Other critical functions of the Air-DDO broadcast module include the ability to modify and monitor playlists in real time. Visual alarms help operators ensure the integrity of playout, and on-air monitoring of programming can be streamed to an intranet site for remote review if desired. The AIR-DDO system operates in automatic, semi-automatic or manual mode, which can be implemented as easily as flipping a switch. Operators can use the semi-automatic mode to integrate slots – such as news or commercial breaks – at a set time. The fully automatic mode allows for easy playout when human intervention is not required or desired.

NETIA undertook similar projects at Jordan’s Hayat FM and Amen FM. Hayat FM, a private radio station, located in Amman, offers educational programming with a full segment focusing on the Koran.

“Radio broadcasting is flourishing in Jordan, with new FM stations providing the Amman area with a variety of religious, cultural and educational programming,” says Pascal Cima, sales manager for Europe and the Middle East, NETIA. “Working closely with HEAT, which has extensive experience in this market, we have provided these new broadcast facilities with simple yet flexible solutions for program production and playout.”

Haya FM had already installed NETIA Air-DDO On-Air and Production workstations in June 2005. This time, it upgraded the solution to expand its storage capacity.
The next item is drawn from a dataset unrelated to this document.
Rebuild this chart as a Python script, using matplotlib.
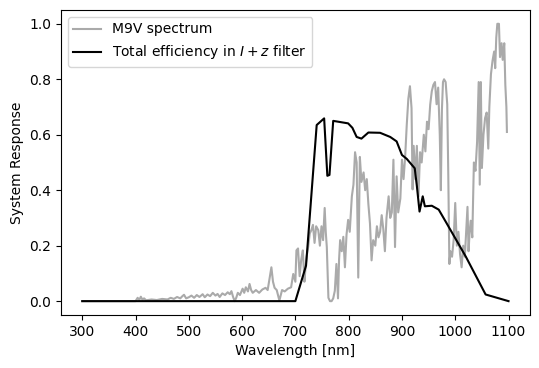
import matplotlib
matplotlib.use("Agg")
import matplotlib.pyplot as plt

# Total efficiency in I+z filter
eff_wl = [300, 700, 720, 740, 754, 760, 764, 771, 799, 807, 815, 824, 837, 859, 878,
          890, 900, 909, 924, 928, 933, 939, 943, 956, 969, 982, 1020, 1057, 1100]
eff_val = [0.0, 0.0, 0.128, 0.635, 0.659, 0.452, 0.455, 0.650, 0.641, 0.625, 0.592, 0.586,
           0.608, 0.607, 0.592, 0.576, 0.527, 0.513, 0.479, 0.415, 0.323, 0.378, 0.342,
           0.344, 0.330, 0.287, 0.160, 0.024, 0.0]

# M9V spectrum (normalised)
spec_wl = [300, 400, 404, 407, 410, 413, 416, 420, 430, 440, 450, 460, 466, 472, 478, 484,
           488, 491, 495, 500, 505, 510, 515, 520, 526, 530, 535, 540, 545, 550, 554, 558,
           563, 568, 573, 577, 580, 583, 586, 589, 592, 596, 601, 604, 607, 611, 614, 617,
           620, 626, 632, 638, 644, 648, 651, 655, 658, 661, 665, 670, 675, 680, 686, 692,
           696, 700, 702, 705, 708, 711, 714, 717, 719, 721, 724, 727, 730, 733, 736, 739,
           743, 746, 749, 752, 755, 757, 759, 762, 765, 768, 771, 774, 777, 780, 782, 784,
           787, 790, 793, 796, 799, 802, 806, 809, 812, 815, 818, 821, 824, 828, 831, 834,
           837, 840, 843, 846, 850, 853, 856, 859, 862, 865, 868, 871, 875, 878, 881, 884,
           887, 890, 893, 897, 900, 903, 906, 909, 912, 915, 918, 920, 922, 925, 928, 931,
           934, 937, 941, 944, 947, 950, 953, 956, 959, 962, 965, 968, 971, 973, 975, 977,
           979, 982, 985, 987, 989, 991, 994, 997, 1000, 1003, 1006, 1009, 1012, 1015, 1018,
           1021, 1023, 1025, 1027, 1029, 1032, 1035, 1038, 1041, 1044, 1046, 1048, 1050,
           1053, 1056, 1059, 1062, 1064, 1067, 1070, 1073, 1075, 1077, 1079, 1082, 1084,
           1087, 1089, 1092, 1094, 1096, 1097]
spec_val = [0.0, 0.0, 0.012, 0.004, 0.016, 0.005, 0.010, 0.003, 0.006, 0.004, 0.008, 0.006,
            0.012, 0.008, 0.015, 0.010, 0.018, 0.023, 0.010, 0.014, 0.020, 0.012, 0.022,
            0.015, 0.025, 0.014, 0.024, 0.018, 0.030, 0.020, 0.026, 0.015, 0.028, 0.022,
            0.032, 0.025, 0.036, 0.016, 0.000, 0.012, 0.030, 0.022, 0.045, 0.030, 0.050,
            0.035, 0.062, 0.040, 0.030, 0.040, 0.030, 0.042, 0.048, 0.040, 0.075, 0.122,
            0.070, 0.048, 0.040, 0.002, 0.040, 0.035, 0.045, 0.050, 0.098, 0.070, 0.183,
            0.190, 0.090, 0.150, 0.183, 0.070, 0.120, 0.160, 0.195, 0.244, 0.256, 0.275,
            0.210, 0.270, 0.256, 0.200, 0.270, 0.220, 0.336, 0.250, 0.195, 0.012, 0.000,
            0.000, 0.010, 0.037, 0.134, 0.010, 0.150, 0.220, 0.180, 0.232, 0.122, 0.240,
            0.293, 0.250, 0.378, 0.420, 0.537, 0.500, 0.085, 0.520, 0.430, 0.464, 0.400,
            0.440, 0.350, 0.280, 0.147, 0.220, 0.200, 0.270, 0.230, 0.250, 0.310, 0.260,
            0.180, 0.300, 0.378, 0.300, 0.320, 0.510, 0.195, 0.450, 0.320, 0.370, 0.510,
            0.440, 0.520, 0.635, 0.730, 0.775, 0.696, 0.403, 0.560, 0.440, 0.560, 0.378,
            0.537, 0.500, 0.600, 0.540, 0.647, 0.620, 0.708, 0.757, 0.780, 0.790, 0.710,
            0.770, 0.600, 0.400, 0.690, 0.790, 0.800, 0.790, 0.710, 0.450, 0.134, 0.180,
            0.160, 0.220, 0.354, 0.200, 0.250, 0.170, 0.122, 0.200, 0.160, 0.270, 0.340,
            0.180, 0.250, 0.290, 0.230, 0.500, 0.470, 0.574, 0.790, 0.420, 0.790, 0.480,
            0.600, 0.660, 0.680, 0.550, 0.700, 0.818, 0.867, 0.900, 0.840, 0.950, 1.000,
            1.000, 0.880, 0.930, 0.870, 0.930, 0.780, 0.700, 0.610]

fig = plt.figure(figsize=(5.39, 3.68), dpi=100)
ax = fig.add_axes([0.113, 0.144, 0.870, 0.829])
ax.plot(spec_wl, spec_val, color="#aaaaaa", lw=1.5, label="M9V spectrum")
ax.plot(eff_wl, eff_val, color="black", lw=1.5, label="Total efficiency in $I+z$ filter")
ax.set_xlabel("Wavelength [nm]")
ax.set_ylabel("System Response")
ax.set_xticks([300, 400, 500, 600, 700, 800, 900, 1000, 1100])
ax.set_yticks([0.0, 0.2, 0.4, 0.6, 0.8, 1.0])
ax.set_xlim(260, 1140)
ax.set_ylim(-0.05, 1.05)
ax.legend(loc="upper left")
fig.savefig("out.png", dpi=100)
Operators at Hayat FM use the Radio-Assist Quickplayer, a combination of hardware and software, to record, produce and broadcast material. The NETIA Quickplayer system relies on the Air-DDO system, which is connected on the mixer through fader starts. Air-DDO offers Hayat FM staff a graphical interface for display of up to four channels along with access to numerous help and preparation tools.

The operator working at the Air-DDO station has ergonomic access to tools including sound cueing; looping of intro and sequence clips; countdown timer and scroll-bar displays for intro and outro clips; automatic sound linking and fading from one voice to another; dynamic playlist refresh; and easy management of on-time, off-time, floating, manual and automatic playlist items. On- Air can be operated through a variety of physical interfaces – in this case, a mixing console – and simplifies operations with straightforward drag-and-drop functionality.
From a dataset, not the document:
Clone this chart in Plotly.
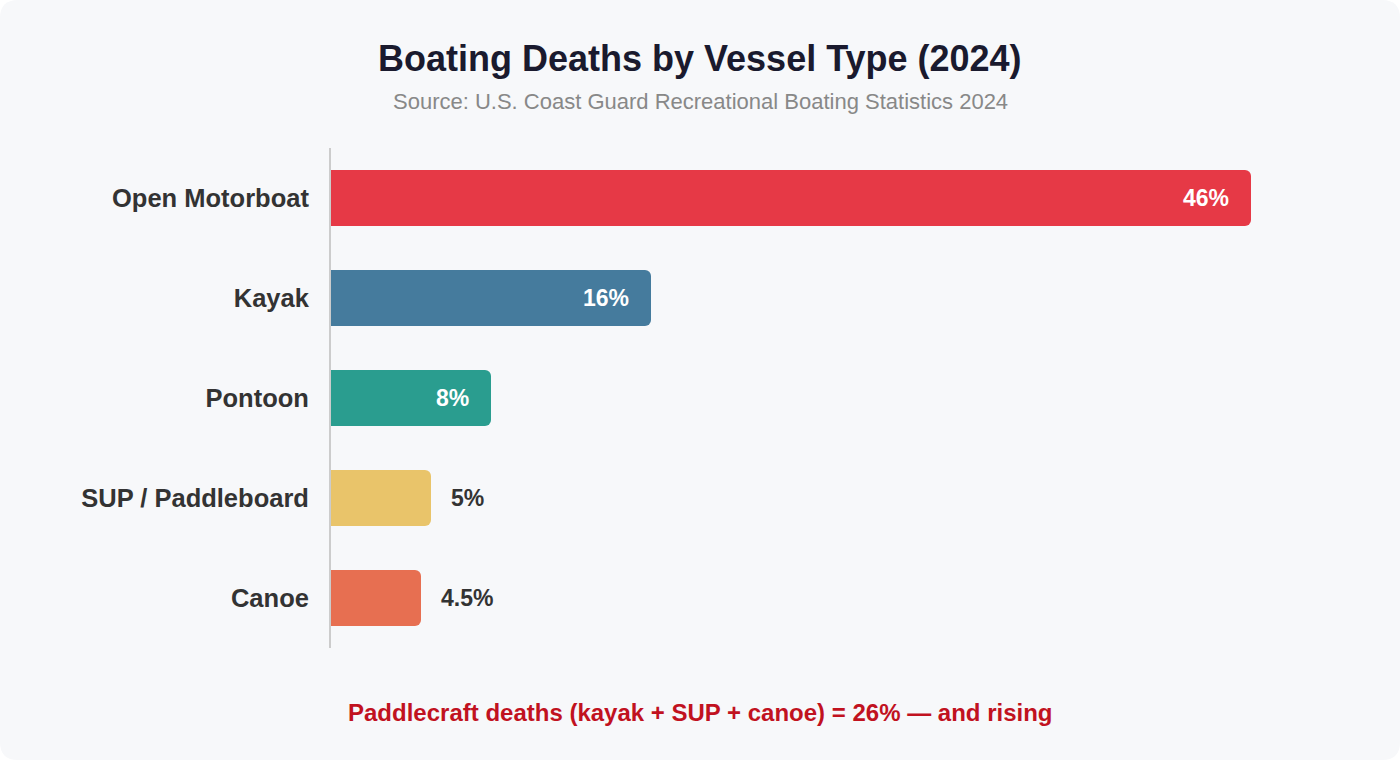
"""
Boating deaths by vessel type, 2024: horizontal bar chart.
"""

import plotly.graph_objects as go

# data
vessels = ["Open Motorboat", "Kayak", "Pontoon", "SUP / Paddleboard", "Canoe"]
share_pct = [46, 16, 8, 5, 4.5]
value_labels = ["46%", "16%", "8%", "5%", "4.5%"]
bar_colors = ["#e63946", "#457b9d", "#2a9d8f", "#e9c46a", "#e76f51"]

TITLE = "Boating Deaths by Vessel Type (2024)"
SUBTITLE = "Source: U.S. Coast Guard Recreational Boating Statistics 2024"
FOOTNOTE = "Paddlecraft deaths (kayak + SUP + canoe) = 26% \u2014 and rising"

W, H = 1400, 760
ML, MR, MT, MB = 331, 69, 148, 112
PW, PH = W - ML - MR, H - MT - MB
FONT = "Liberation Sans, Arial, Helvetica, sans-serif"


def px(x):
    return (x - ML) / PW


def py(y):
    return (H - MB - y) / PH


def card_path(r=18):
    x0, x1 = px(0), px(W)
    y0, y1 = py(0), py(H)
    rx, ry = r / PW, r / PH
    return (
        f"M {x0 + rx},{y0} L {x1 - rx},{y0} Q {x1},{y0} {x1},{y0 - ry} "
        f"L {x1},{y1 + ry} Q {x1},{y1} {x1 - rx},{y1} "
        f"L {x0 + rx},{y1} Q {x0},{y1} {x0},{y1 + ry} "
        f"L {x0},{y0 - ry} Q {x0},{y0} {x0 + rx},{y0} Z"
    )


fig = go.Figure(
    go.Bar(
        x=share_pct,
        y=vessels,
        orientation="h",
        width=0.56,
        marker=dict(color=bar_colors, line=dict(width=0)),
        hoverinfo="skip",
    )
)

# value labels: inside for the long bars, outside for the short ones
for v, name, lab in zip(share_pct, vessels, value_labels):
    inside = v >= 8
    fig.add_annotation(
        x=v, y=name, xref="x", yref="y",
        text=f"<b>{lab}</b>",
        showarrow=False,
        xanchor="right" if inside else "left",
        xshift=-20 if inside else 18,
        font=dict(family=FONT, size=23, color="#ffffff" if inside else "#333333"),
    )

fig.add_annotation(
    x=px(700), y=py(58), xref="paper", yref="paper",
    text=f"<b>{TITLE}</b>", showarrow=False, xanchor="center", yanchor="middle",
    font=dict(family=FONT, size=36, color="#1a1a2e"),
)
fig.add_annotation(
    x=px(700), y=py(102), xref="paper", yref="paper",
    text=SUBTITLE, showarrow=False, xanchor="center", yanchor="middle",
    font=dict(family=FONT, size=22, color="#888888"),
)
fig.add_annotation(
    x=px(700), y=py(712), xref="paper", yref="paper",
    text=f"<b>{FOOTNOTE}</b>", showarrow=False, xanchor="center", yanchor="middle",
    font=dict(family=FONT, size=24, color="#c1121f"),
)

fig.add_shape(
    type="path", xref="paper", yref="paper", path=card_path(),
    fillcolor="#f7f8fa", line=dict(width=0), layer="below",
)

fig.update_layout(
    width=W,
    height=H,
    margin=dict(l=ML, r=MR, t=MT, b=MB, pad=0),
    paper_bgcolor="#ffffff",
    plot_bgcolor="rgba(0,0,0,0)",
    barcornerradius=6,
    showlegend=False,
    xaxis=dict(range=[0, 50], visible=False, fixedrange=True),
    yaxis=dict(
        autorange="reversed",
        showgrid=False,
        zeroline=False,
        showline=True,
        linecolor="#cccccc",
        linewidth=2,
        ticks="",
        ticklabelstandoff=15,
        tickfont=dict(family=FONT, size=25.5, color="#333333", weight="bold"),
        fixedrange=True,
    ),
)

# drop the default body margin so the 1400x760 figure fills the window
fig.write_html(
    "out.html",
    config={"displayModeBar": False},
    post_script="document.body.style.margin='0';",
)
Also installed at Hayat FM is the NETIA Production system, which offers functionality for preparation of each sound to be broadcast. Users can set lead-in points, and the system enhances the quality of the actual broadcast by using sequenced fade curves. The Production tool also enables the user to set markers and command trigger points.
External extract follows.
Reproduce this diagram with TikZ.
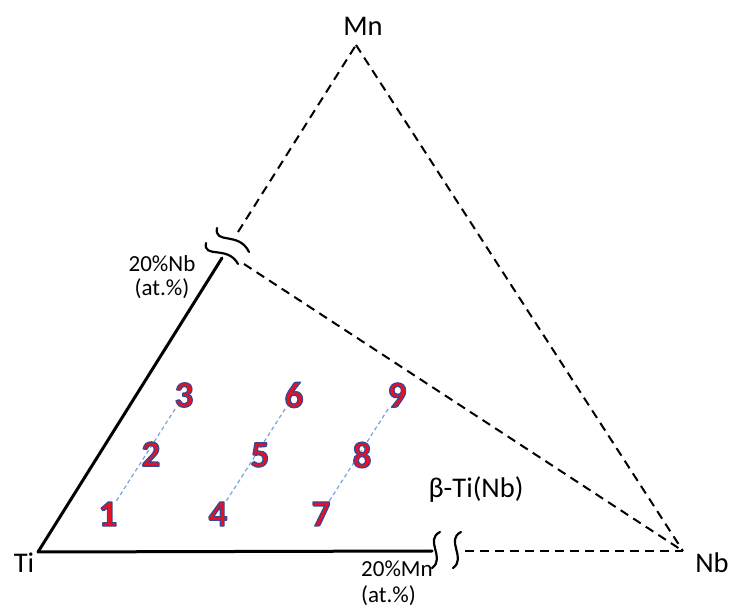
\documentclass[tikz,border=0pt]{standalone}
\usepackage{fontspec}
\setmainfont{Carlito}
\usetikzlibrary{backgrounds}
\definecolor{lineblue}{HTML}{7BA3D8}
\begin{document}
\begin{tikzpicture}[x=1pt,y=-1pt,
  lbl/.style={inner sep=0pt,anchor=base,font=\fontsize{28.5}{30}\selectfont},
  small/.style={inner sep=0pt,anchor=base,font=\fontsize{23}{25}\selectfont},
  num/.style={inner sep=1pt,font=\fontsize{37}{39}\selectfont\bfseries},
  solidedge/.style={line width=3pt,line cap=round},
  dashedge/.style={line width=2pt,dash pattern=on 9pt off 6pt},
  breakmark/.style={line width=2.2pt,line cap=round},
  guide/.style={lineblue,line width=1.2pt,dash pattern=on 4pt off 3pt}]
\useasboundingbox (0,0) rectangle (729,609);
\newcommand{\numtxt}[1]{\special{pdf:literal direct 2 Tr 1.3 w 1 j 0.22 0.28 0.58 RG 0.93 0.06 0.12 rg}#1\special{pdf:literal direct 0 Tr 0 g 0 G}}

% corners
\coordinate (Ti) at (38,552);
\coordinate (Mn) at (356,45);
\coordinate (Nb) at (683,551);
\coordinate (bL) at (222,258);
\coordinate (bLu) at (238,232);
\coordinate (bLd) at (244,264);
\coordinate (bB) at (432,551);
\coordinate (bBr) at (465,551);

% edges
\draw[solidedge] (Ti) -- (bL);
\draw[solidedge] (Ti) -- (bB);
\draw[dashedge] (bLu) -- (Mn);
\draw[dashedge] (bLd) -- (Nb);
\draw[dashedge] (Mn) -- (Nb);
\draw[dashedge] (bBr) -- (Nb);

% break marks left
\draw[breakmark] (206,243) .. controls (203,259) and (228,245) .. (238,264);
\draw[breakmark] (217,228) .. controls (214,245) and (239,231) .. (249,252);
% break marks bottom
\draw[breakmark] (440,532) .. controls (424,540) and (446,558) .. (432,568);
\draw[breakmark] (461,532) .. controls (445,540) and (467,558) .. (453,568);

% labels
\node[lbl] (lMn) at (363,36) {Mn};
\node[lbl] (lTi) at (24,573) {Ti};
\node[lbl] (lNb) at (712,573) {Nb};
\node[lbl] (lbeta) at (476,498) {β-Ti(Nb)};
\node[small] (lNb20) at (162,272) {20\%Nb};
\node[small] (lNbat) at (162,296) {(at.\%)};
\node[small,anchor=base west] (lMn20) at (361,577) {20\%Mn};
\node[small,anchor=base west] (lMnat) at (361,603) {(at.\%)};

% numbers
\node[num] (n1) at (108,514) {\numtxt{1}};
\node[num] (n2) at (151,454) {\numtxt{2}};
\node[num] (n3) at (184,395) {\numtxt{3}};
\node[num] (n4) at (218,514) {\numtxt{4}};
\node[num] (n5) at (260,455) {\numtxt{5}};
\node[num] (n6) at (294,395) {\numtxt{6}};
\node[num] (n7) at (321,514) {\numtxt{7}};
\node[num] (n8) at (362,455) {\numtxt{8}};
\node[num] (n9) at (397,395) {\numtxt{9}};

\begin{scope}[on background layer]
  \draw[guide] (n1) -- (n3);
  \draw[guide] (n4) -- (n6);
  \draw[guide] (n7) -- (n9);
\end{scope}
\end{tikzpicture}
\end{document}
NETIA’s Radio-Assist range of digital audio software programmes covers the entire operation of a radio station. For these three radio operations in Jordan, the new production and playout systems put a robust toolset at the fingertips of users while automated options simplify the process of taking audio to air. “Clients working with our end-to-end digital audio management solutions receive on-site training and ongoing support so that they can make the most of their Radio-Assist software. We strive to offer both solutions and training customised to meet the user’s needs, and our installations in Amman demonstrate the success of this approach,” concludes Cima.